I should have planned this better. I am searching for my grandparents cabin on Sundog Lake. However, there are a few problems. I last saw it over 30 years ago, they sold it in the early eighties. It’s located on a small lake with no public access and only a few county roads that service the area. In fact, what the map calls a road is really a dirt path cut through the forest, ending abruptly at private driveways. And by private, I mean xenophobic. Every turn sees a handful of no trespassing signs, alternating with private property signs. I don’t remember this, but then I was a child at the time and didn’t notice much. I chase several dead ends, catching just a glimpse of the lake, but nothing looks familiar. The strange thing is, the smell of the place feels right. In my time searching the forests I feel a bit like a kid again, out walking after one of my grandmothers tasty dinners. Strange how something as ephemeral as a smell has the power to move you, to bring a memory to life like nothing else.
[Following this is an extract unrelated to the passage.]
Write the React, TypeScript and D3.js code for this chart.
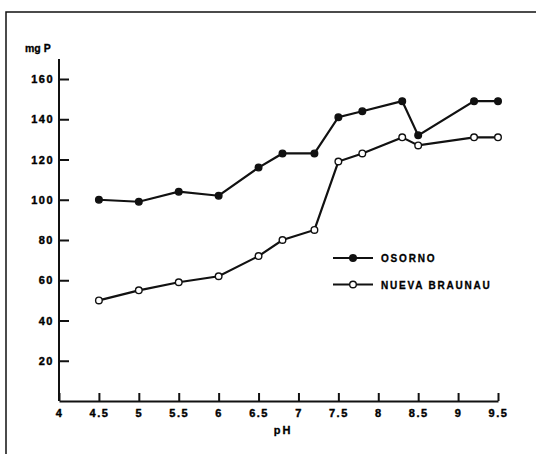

I spend a little time in the barely tamed woods, listening to the wildlife milling about, then turn and head for civilization.
I have felt this need to see the place for a few years, and it seems like more than just nostalgia. I want to connect with a family that is almost entirely lost. I want to experience the flashback of those cold mornings, the mist rising off the lake, a cup of hot cocoa in my hands as I sit next to a fire. That sense of all being right in the world.
Chasing that feeling of contentment seems like folly. I think the only way to move forward, to close the loop, is to make sure that the experience is created for another person, the next generation.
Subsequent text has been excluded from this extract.